Education debate not about race
Published 10:19 am Wednesday, October 21, 2015
Is it possible for the debate over education funding to get more convoluted? If so, a white lawmaker who used race to try to scare people into voting against an education funding initiative is to blame.
Rep. Lester “Bubba” Carpenter, who lives in the northern Mississippi town of Burnsville, issued an apology hours after a cameraman posted a video online of a speech Carpenter made at a Tishomingo County Republican meeting.
“If 42 passes in its form, a judge in Hinds County, Mississippi — predominantly black, it’s going to be a black judge — they’re going to tell us where the state education money goes,” Carpenter said in the speech Saturday.
Several prominent Republicans rightly called his comments inappropriate. Carpenter also apologized, saying “I am deeply sorry for the comments I recently made. They were inappropriate, and I was completely out of line. There is no excuse for what I said. Please forgive me.”

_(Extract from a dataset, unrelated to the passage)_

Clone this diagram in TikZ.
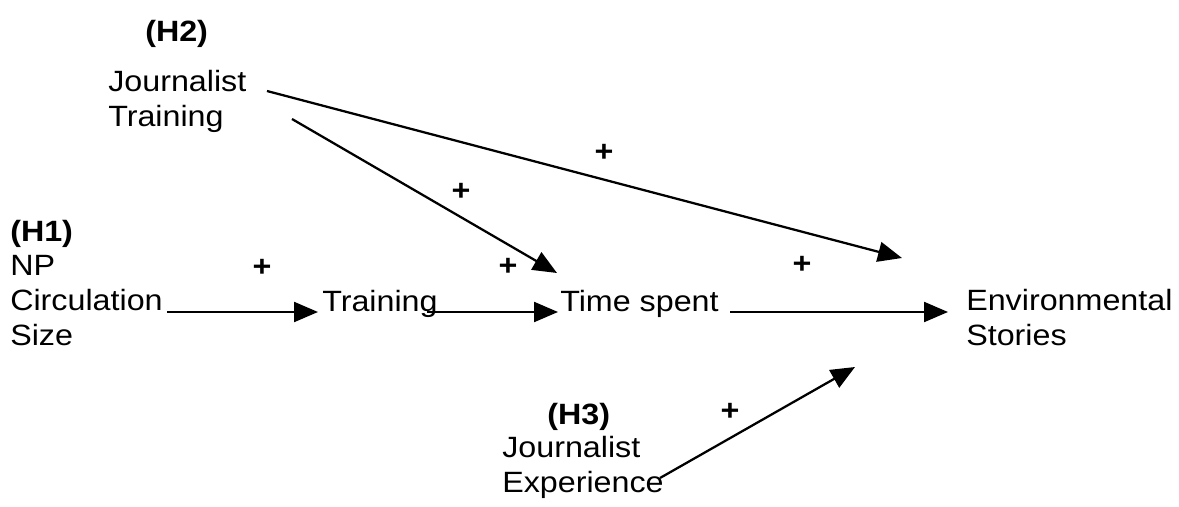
\documentclass[tikz,border=0pt]{standalone}
\usepackage{fontspec}
\setmainfont{Liberation Sans}[FakeStretch=1.10]
\usetikzlibrary{arrows.meta}
\begin{document}
\begin{tikzpicture}[x=0.75pt,y=-0.75pt,
  lbl/.style={inner sep=0pt,align=left,font=\fontsize{22pt}{26pt}\selectfont},
  hyp/.style={inner sep=0pt,font=\fontsize{22pt}{26pt}\selectfont\bfseries},
  plus/.style={inner sep=0pt,font=\fontsize{22pt}{22pt}\selectfont\bfseries},
  arr/.style={line width=1.7pt,-{Triangle[length=18pt,width=15pt]}}]
\useasboundingbox (0,0) rectangle (1179,507);
% nodes
\node[hyp,anchor=base west] (h2) at (145,41) {(H2)};
\node[lbl,anchor=base west] (jt) at (108,126) {Journalist\\Training};
\node[lbl,anchor=base west] (h1) at (10,345) {\textbf{(H1)}\\NP\\Circulation\\Size};
\node[lbl,anchor=base west] (tr) at (322,311) {Training};
\node[lbl,anchor=base west] (ts) at (560,311) {Time spent};
\node[lbl,anchor=base west] (es) at (966,345) {Environmental\\Stories};
\node[hyp,anchor=base west] (h3) at (547,424) {(H3)};
\node[lbl,anchor=base west] (je) at (502,492) {Journalist\\Experience};
% free ends
\coordinate (c1s) at (167,312);
\coordinate (c1e) at (318,312);
\coordinate (c2s) at (427,312);
\coordinate (c2e) at (558,312);
\coordinate (c3s) at (730,312);
\coordinate (c3e) at (948,312);
\coordinate (c4s) at (267,91);
\coordinate (c4e) at (902,258);
\coordinate (c5s) at (292,119);
\coordinate (c5e) at (557,273);
\coordinate (c6s) at (660,478);
\coordinate (c6e) at (855,367);
% connectors
\draw[arr] (c1s) -- (c1e);
\draw[arr] (c2s) -- (c2e);
\draw[arr] (c3s) -- (c3e);
\draw[arr] (c4s) -- (c4e);
\draw[arr] (c5s) -- (c5e);
\draw[arr] (c6s) -- (c6e);
% signs
\node[plus] (p1) at (262,268) {+};
\node[plus] (p2) at (508,267) {+};
\node[plus] (p3) at (461,192) {+};
\node[plus] (p4) at (604,153) {+};
\node[plus] (p5) at (802,265) {+};
\node[plus] (p6) at (730,412) {+};
\end{tikzpicture}
\end{document}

“The comments of Rep. Carpenter were completely inappropriate,” House Speaker Philip Gunn, a Republican, said in the joint statement with Carpenter. “His comments do not reflect the attitude of the Republican Party or the leadership of the House.”
Here’s the problem. His comments likely do not reflect the attitude of the leadership, but they probably do reflect the attitudes of some Republicans. There is a real fear that a judge will take funding from rich, a predominantly white school districts and give it to poor, black districts. It has become an “us” and “them” approach that will only further divide our state and hurt our children.

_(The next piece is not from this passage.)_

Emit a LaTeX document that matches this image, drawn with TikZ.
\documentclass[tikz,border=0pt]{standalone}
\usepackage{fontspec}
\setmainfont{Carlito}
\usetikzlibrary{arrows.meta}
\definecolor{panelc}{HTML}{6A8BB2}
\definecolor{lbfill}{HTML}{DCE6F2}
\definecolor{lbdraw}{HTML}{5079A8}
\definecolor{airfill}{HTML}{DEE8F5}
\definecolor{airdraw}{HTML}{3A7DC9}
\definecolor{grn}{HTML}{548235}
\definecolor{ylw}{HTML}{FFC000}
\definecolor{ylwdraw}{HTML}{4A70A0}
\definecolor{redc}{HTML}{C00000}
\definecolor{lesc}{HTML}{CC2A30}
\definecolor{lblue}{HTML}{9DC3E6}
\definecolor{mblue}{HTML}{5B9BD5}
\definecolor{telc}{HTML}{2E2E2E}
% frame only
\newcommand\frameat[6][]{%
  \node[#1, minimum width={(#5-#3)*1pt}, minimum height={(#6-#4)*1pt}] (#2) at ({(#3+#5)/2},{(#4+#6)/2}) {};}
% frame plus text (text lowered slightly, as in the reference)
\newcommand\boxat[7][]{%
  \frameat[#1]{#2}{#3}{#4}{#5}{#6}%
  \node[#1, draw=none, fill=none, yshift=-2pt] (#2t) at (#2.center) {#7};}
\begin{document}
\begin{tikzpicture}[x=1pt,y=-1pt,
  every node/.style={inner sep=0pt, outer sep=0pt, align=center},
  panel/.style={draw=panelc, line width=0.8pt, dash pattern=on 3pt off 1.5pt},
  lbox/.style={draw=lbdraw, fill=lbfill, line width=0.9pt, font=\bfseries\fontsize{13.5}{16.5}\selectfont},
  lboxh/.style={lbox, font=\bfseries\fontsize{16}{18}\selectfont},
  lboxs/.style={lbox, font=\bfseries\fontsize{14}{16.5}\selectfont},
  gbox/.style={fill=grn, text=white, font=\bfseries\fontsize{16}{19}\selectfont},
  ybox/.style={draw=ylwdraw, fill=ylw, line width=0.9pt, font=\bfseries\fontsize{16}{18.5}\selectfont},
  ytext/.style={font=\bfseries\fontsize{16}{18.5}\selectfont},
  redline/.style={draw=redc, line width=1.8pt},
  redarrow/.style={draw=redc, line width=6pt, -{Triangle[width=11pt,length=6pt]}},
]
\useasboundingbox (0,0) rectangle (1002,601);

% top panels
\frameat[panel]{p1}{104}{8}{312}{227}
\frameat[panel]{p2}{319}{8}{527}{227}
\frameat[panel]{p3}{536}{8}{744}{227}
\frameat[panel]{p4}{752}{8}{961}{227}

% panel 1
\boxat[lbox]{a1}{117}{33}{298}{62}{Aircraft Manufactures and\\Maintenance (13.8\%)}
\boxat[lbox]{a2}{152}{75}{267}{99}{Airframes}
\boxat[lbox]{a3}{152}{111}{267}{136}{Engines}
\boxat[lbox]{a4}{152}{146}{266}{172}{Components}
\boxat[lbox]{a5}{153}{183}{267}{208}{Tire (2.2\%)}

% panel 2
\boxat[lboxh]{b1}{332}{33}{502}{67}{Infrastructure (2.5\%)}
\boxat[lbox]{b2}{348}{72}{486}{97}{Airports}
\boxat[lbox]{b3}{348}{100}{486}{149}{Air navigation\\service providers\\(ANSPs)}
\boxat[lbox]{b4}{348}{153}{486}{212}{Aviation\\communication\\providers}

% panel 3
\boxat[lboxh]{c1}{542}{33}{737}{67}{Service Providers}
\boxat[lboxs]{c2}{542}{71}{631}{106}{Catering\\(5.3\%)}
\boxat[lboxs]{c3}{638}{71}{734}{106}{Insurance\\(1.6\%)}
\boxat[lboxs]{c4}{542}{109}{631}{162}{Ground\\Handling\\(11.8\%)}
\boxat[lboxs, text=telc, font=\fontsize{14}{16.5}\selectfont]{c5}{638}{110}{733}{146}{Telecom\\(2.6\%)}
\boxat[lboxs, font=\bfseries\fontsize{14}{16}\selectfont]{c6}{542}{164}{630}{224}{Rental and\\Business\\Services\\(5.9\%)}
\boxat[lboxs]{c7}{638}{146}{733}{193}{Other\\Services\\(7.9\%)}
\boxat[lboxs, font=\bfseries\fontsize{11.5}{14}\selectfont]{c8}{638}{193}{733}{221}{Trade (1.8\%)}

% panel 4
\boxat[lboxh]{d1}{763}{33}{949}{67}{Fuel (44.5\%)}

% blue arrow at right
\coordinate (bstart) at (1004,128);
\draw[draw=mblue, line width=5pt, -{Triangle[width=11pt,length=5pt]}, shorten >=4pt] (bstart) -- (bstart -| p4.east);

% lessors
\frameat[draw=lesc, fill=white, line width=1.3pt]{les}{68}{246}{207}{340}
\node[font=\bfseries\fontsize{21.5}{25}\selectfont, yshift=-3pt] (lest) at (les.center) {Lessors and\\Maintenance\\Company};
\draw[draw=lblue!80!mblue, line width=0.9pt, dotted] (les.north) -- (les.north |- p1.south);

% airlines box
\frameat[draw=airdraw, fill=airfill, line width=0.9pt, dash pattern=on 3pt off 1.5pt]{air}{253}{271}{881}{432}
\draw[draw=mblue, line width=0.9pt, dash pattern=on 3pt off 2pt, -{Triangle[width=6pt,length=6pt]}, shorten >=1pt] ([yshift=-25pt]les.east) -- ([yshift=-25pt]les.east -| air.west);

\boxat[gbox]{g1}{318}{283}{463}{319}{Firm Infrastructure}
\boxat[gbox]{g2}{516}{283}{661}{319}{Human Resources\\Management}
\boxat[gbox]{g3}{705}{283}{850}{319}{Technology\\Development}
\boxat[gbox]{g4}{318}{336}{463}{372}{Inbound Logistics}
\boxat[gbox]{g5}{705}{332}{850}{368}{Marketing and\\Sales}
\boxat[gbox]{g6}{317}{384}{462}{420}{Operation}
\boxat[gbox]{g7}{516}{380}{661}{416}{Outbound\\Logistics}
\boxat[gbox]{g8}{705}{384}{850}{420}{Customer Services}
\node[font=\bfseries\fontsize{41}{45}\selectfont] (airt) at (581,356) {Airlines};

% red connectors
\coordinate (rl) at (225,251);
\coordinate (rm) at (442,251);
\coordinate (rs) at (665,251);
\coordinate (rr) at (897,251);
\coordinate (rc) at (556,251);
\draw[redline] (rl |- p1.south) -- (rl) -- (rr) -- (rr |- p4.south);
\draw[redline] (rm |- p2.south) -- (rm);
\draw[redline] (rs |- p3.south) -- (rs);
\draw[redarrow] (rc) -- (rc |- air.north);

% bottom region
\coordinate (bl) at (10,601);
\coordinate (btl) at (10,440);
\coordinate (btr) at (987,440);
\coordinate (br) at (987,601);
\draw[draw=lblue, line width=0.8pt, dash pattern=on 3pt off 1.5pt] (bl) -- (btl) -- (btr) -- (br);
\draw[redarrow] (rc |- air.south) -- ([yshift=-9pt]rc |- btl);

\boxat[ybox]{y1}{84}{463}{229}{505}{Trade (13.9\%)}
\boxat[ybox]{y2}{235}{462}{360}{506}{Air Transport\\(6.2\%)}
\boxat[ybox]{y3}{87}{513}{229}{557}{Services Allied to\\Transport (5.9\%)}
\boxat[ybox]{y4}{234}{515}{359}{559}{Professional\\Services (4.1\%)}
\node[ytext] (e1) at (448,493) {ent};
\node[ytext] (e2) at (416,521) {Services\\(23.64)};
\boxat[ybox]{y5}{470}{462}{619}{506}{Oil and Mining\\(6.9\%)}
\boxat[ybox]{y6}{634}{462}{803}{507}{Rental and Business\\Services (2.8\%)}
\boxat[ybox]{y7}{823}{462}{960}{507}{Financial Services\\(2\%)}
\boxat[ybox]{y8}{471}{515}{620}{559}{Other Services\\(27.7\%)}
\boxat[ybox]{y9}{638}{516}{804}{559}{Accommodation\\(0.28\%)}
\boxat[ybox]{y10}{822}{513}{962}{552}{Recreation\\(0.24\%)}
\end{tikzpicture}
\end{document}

But the “one judge in Hinds County” argument is weak. A judge would only be involved in the process if a lawsuit over school funding was filed. Even then, any ruling by a chancery judge in Hinds County would end up in the state Supreme Court. There, a panel of judges would potentially decide the issue.
There is enough confusion and consternation surrounding this issue without race being ignorantly thrown in the mix. Shame on Carpenter — and anyone who seeks to frame the issue in those terms.